Two pieces of information are needed:
# Maker genes
markers <- c("Col1a1", "Pdgfra", "Ptprc", "Pecam1")
# Corresponding cell type labels for each marker gene
cluster.info <- c("fibroblast", "fibroblast", "macrophage", "endothelial cells")
library(SMNN)
batch.cluster.labels <- unifiedClusterLabelling(batches = list(data_iSMNN$batch1.mat, data_iSMNN$batch2.mat), features.use = markers, cluster.labels = cluster.info, min.perc = 0.3)
names(batch.cluster.labels[[1]])=colnames(data_iSMNN$batch1.mat)
names(batch.cluster.labels[[2]])=colnames(data_iSMNN$batch2.mat)
With harmonized cluster label information for single cells across batches, we implement batch effect correction using iSMNN.
Input object is first constructed following the instruction of Seurat v3 package. See the tutorial from the Seurat website for details.
library(Seurat)
merge <- CreateSeuratObject(counts = cbind(data_iSMNN$batch1.mat, data_iSMNN$batch2.mat), project = "merge", min.cells = 0, min.features = 0)
batch_id <- c(rep("batch1", ncol(data_iSMNN$batch1.mat)), rep("batch2", ncol(data_iSMNN$batch2.mat)))
names(batch_id) <- colnames(merge)
merge <- AddMetaData(object = merge, metadata = batch_id, col.name = "batch_id")
merge.list <- SplitObject(merge, split.by = "batch_id")
library(cowplot)
merge.list <- lapply(X = merge.list, FUN = function(x) {
x <- NormalizeData(x)
x <- FindVariableFeatures(x, selection.method = "vst", nfeatures = 2000)
})
corrected.results <- iSMNN(object.list = merge.list, batch.cluster.labels = batch.cluster.labels, matched.clusters = c("endothelial cells", "macrophage", "fibroblast"),
strategy = "Short.run", iterations = 5, dims = 1:20, npcs = 30, k.filter = 30)
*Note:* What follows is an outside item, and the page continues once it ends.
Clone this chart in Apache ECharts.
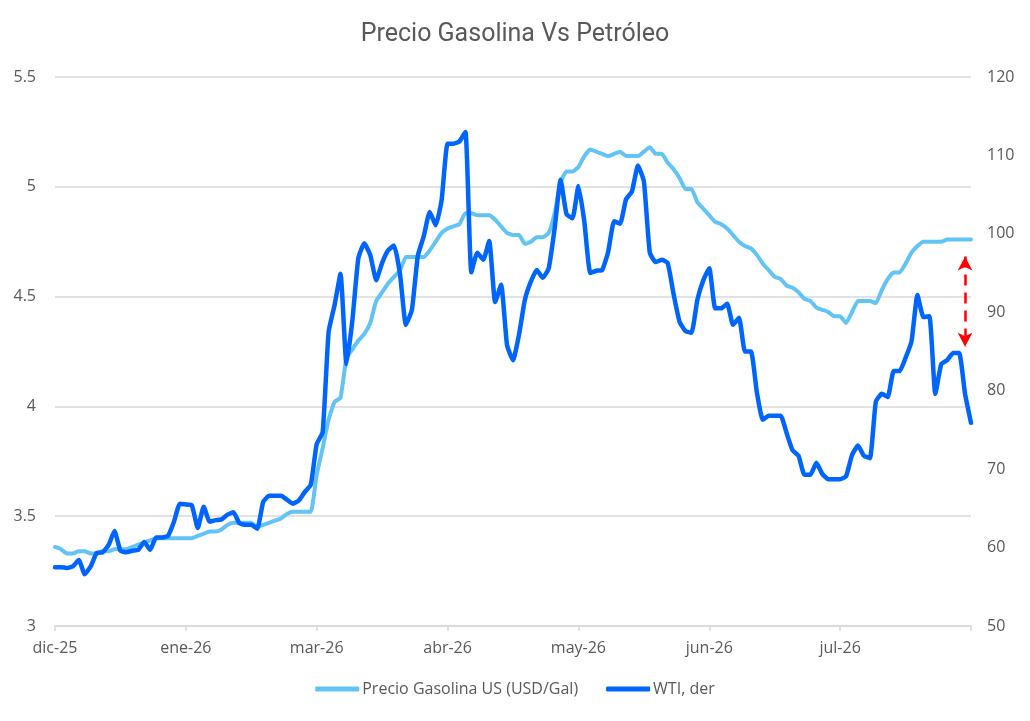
<!DOCTYPE html>
<html>
<head>
<meta charset="utf-8">
<title>Precio Gasolina Vs Petróleo</title>
<script src="https://cdn.jsdelivr.net/npm/echarts@6/dist/echarts.min.js"></script>
<style>
  html, body { margin: 0; padding: 0; background: #fff; }
  #main { width: 1030px; height: 721px; }
</style>
</head>
<body>
<div id="main"></div>
<script>
// one tick label every 22 points (business days)
const tickLabels = ['dic-25', 'ene-26', 'mar-26', 'abr-26', 'may-26', 'jun-26', 'jul-26', ''];
const pointsPerTick = 22;

// Precio Gasolina US (USD/Gal), eje izquierdo
const gasolina = [
  3.36, 3.35, 3.33, 3.33, 3.34, 3.34, 3.33, 3.33, 3.34, 3.34, 3.35, 3.35, 3.35, 3.36, 3.37, 3.38, 3.39, 3.40, 3.40, 3.40,
  3.40, 3.40, 3.40, 3.40, 3.41, 3.42, 3.43, 3.43, 3.44, 3.46, 3.47, 3.47, 3.47, 3.47, 3.45, 3.46, 3.47, 3.48, 3.49, 3.51,
  3.52, 3.52, 3.52, 3.52, 3.69, 3.81, 3.94, 4.02, 4.04, 4.22, 4.26, 4.30, 4.33, 4.38, 4.48, 4.52, 4.56, 4.59, 4.62, 4.68,
  4.68, 4.68, 4.68, 4.71, 4.75, 4.79, 4.81, 4.82, 4.83, 4.88, 4.88, 4.87, 4.87, 4.87, 4.85, 4.82, 4.79, 4.78, 4.78, 4.74,
  4.75, 4.77, 4.77, 4.79, 4.88, 5.02, 5.07, 5.07, 5.09, 5.14, 5.17, 5.16, 5.15, 5.14, 5.15, 5.16, 5.14, 5.14, 5.14, 5.16,
  5.18, 5.15, 5.15, 5.11, 5.08, 5.04, 4.99, 4.99, 4.93, 4.90, 4.87, 4.84, 4.83, 4.81, 4.78, 4.75, 4.73, 4.72, 4.69, 4.65,
  4.62, 4.59, 4.58, 4.55, 4.54, 4.52, 4.49, 4.48, 4.45, 4.44, 4.43, 4.41, 4.41, 4.38, 4.43, 4.48, 4.48, 4.48, 4.47, 4.53,
  4.58, 4.61, 4.61, 4.65, 4.70, 4.73, 4.75, 4.75, 4.75, 4.75, 4.76, 4.76, 4.76, 4.76, 4.76
];

// WTI (USD/bbl), eje derecho
const wti = [
  57.5, 57.5, 57.4, 57.6, 58.4, 56.6, 57.6, 59.3, 59.4, 60.3, 62.1, 59.6, 59.4, 59.6, 59.7, 60.7, 59.7, 61.3, 61.3, 61.5,
  63.3, 65.6, 65.5, 65.4, 62.5, 65.2, 63.3, 63.5, 63.6, 64.2, 64.5, 63.1, 62.9, 62.9, 62.4, 65.8, 66.6, 66.6, 66.6, 66.1,
  65.6, 66.0, 67.1, 68.0, 73.2, 74.7, 87.5, 90.9, 94.9, 83.4, 89.0, 96.9, 98.8, 97.3, 94.1, 96.3, 97.9, 98.5, 94.9, 88.4,
  90.3, 97.2, 99.7, 102.8, 101.1, 104.3, 111.5, 111.5, 111.8, 113.0, 95.1, 97.6, 96.7, 99.1, 91.3, 93.5, 85.8, 83.9, 87.1, 91.6,
  93.9, 95.4, 94.4, 95.6, 100.7, 106.9, 102.5, 102.0, 106.1, 101.5, 95.0, 95.3, 95.4, 97.7, 101.6, 101.3, 104.4, 105.4, 108.7, 106.7,
  97.6, 96.4, 96.7, 96.3, 92.3, 88.8, 87.6, 87.4, 91.6, 94.1, 95.6, 90.5, 90.5, 91.1, 88.4, 89.3, 85.0, 85.0, 79.8, 76.3,
  76.8, 76.8, 76.8, 74.6, 72.4, 71.7, 69.3, 69.3, 70.8, 69.4, 68.7, 68.7, 68.7, 69.1, 71.8, 73.0, 71.7, 71.4, 78.6, 79.6,
  79.2, 82.5, 82.5, 84.2, 86.3, 92.2, 89.4, 89.5, 79.6, 83.4, 83.9, 84.8, 84.8, 79.6, 75.9
];

// flecha roja punteada (en escala WTI)
const arrowIndex = 153;
const arrowFrom = 97.1;
const arrowTo = 85.6;

const categories = wti.map((v, i) => i);
const font = 'Open Sans';
const grey = '#595959';

const chart = echarts.init(document.getElementById('main'));
chart.setOption({
  animation: false,
  title: {
    text: 'Precio Gasolina Vs Petróleo',
    left: 'center',
    top: 17,
    textStyle: { fontFamily: 'Roboto', fontWeight: 'normal', fontSize: 25, color: grey }
  },
  grid: { left: 55, right: 59, top: 77, bottom: 95 },
  legend: {
    bottom: 19,
    left: 'center',
    itemWidth: 44,
    itemHeight: 5,
    itemGap: 28,
    icon: 'roundRect',
    textStyle: { fontFamily: font, fontSize: 16, color: grey, padding: [0, 0, 0, -2] },
    data: ['Precio Gasolina US (USD/Gal)', 'WTI, der']
  },
  xAxis: {
    type: 'category',
    data: categories,
    boundaryGap: false,
    axisLine: { lineStyle: { color: '#d9d9d9', width: 1.5 } },
    axisTick: { interval: pointsPerTick - 1, length: 5, lineStyle: { color: '#d9d9d9', width: 1.5 } },
    axisLabel: {
      interval: pointsPerTick - 1,
      margin: 14,
      fontFamily: font, fontSize: 16, color: grey,
      formatter: (v) => tickLabels[Math.round(v / pointsPerTick)] || ''
    },
    splitLine: { show: false }
  },
  yAxis: [
    {
      type: 'value',
      min: 3, max: 5.5, interval: 0.5,
      axisLine: { show: false },
      axisTick: { show: false },
      axisLabel: { margin: 19, fontFamily: font, fontSize: 16, color: grey },
      splitLine: { lineStyle: { color: '#d9d9d9', width: 1.5 } }
    },
    {
      type: 'value',
      min: 50, max: 120, interval: 10,
      axisLine: { show: false },
      axisTick: { show: false },
      axisLabel: { margin: 16, fontFamily: font, fontSize: 16, color: grey },
      splitLine: { show: false }
    }
  ],
  series: [
    {
      name: 'Precio Gasolina US (USD/Gal)',
      type: 'line',
      data: gasolina,
      yAxisIndex: 0,
      showSymbol: false,
      smooth: 0.15,
      color: '#62c3f5',
      lineStyle: { width: 4, cap: 'round', join: 'round' }
    },
    {
      name: 'WTI, der',
      type: 'line',
      data: wti,
      yAxisIndex: 1,
      showSymbol: false,
      smooth: 0.15,
      color: '#0064ff',
      lineStyle: { width: 4.5, cap: 'round', join: 'round' },
      markLine: {
        silent: true,
        symbol: ['arrow', 'arrow'],
        symbolSize: [11, 14],
        label: { show: false },
        lineStyle: { color: '#ff0000', type: [11, 7], width: 2.5 },
        data: [[
          { xAxis: arrowIndex, yAxis: arrowFrom },
          { xAxis: arrowIndex, yAxis: arrowTo }
        ]]
      }
    }
  ]
});
</script>
</body>
</html>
iSMNN function will return a Seurat object that contains the batch-corrected expression matrix for batches
# Output after correction for batch
corrected.results
## An object of class Seurat
## 4624 features across 900 samples within 2 assays
## Active assay: integrated (1624 features)
## 1 other assay present: RNA
## 2 dimensional reductions calculated: pca, umap
Our previous developed batch effect correction method SMNN (Yang et al., Briefings in Bioinformatics, 2020) can be considered as a special case of iSMNN, where only one iteration is execute. Thus, users can also implement SMNN for batch effect correction using iSMNN function via simply defining the number of iteration as 1 (iterations = 1), for example,
corrected.results <- iSMNN(object.list = merge.list, batch.cluster.labels = batch.cluster.labels, matched.clusters = c("endothelial cells", "macrophage", "fibroblast"),
strategy = "Short.run", iterations = 1, dims = 1:20, npcs = 30, k.filter = 30)
Yang, Y., Li, G., Xie, Y., Wang, L., Yang, Y., Liu, J., Qian, L., Li., Y. (2021) iSMNN: Batch Effect Correction for Single-cell RNA-seq data via Iterative Supervised Mutual Nearest Neighbor Refinement. Briefings in Bioinformatics, bbab122. <link>.
Some functions are borrowed from or executed according to the Seurat v3 package (Sturat et al., 2019).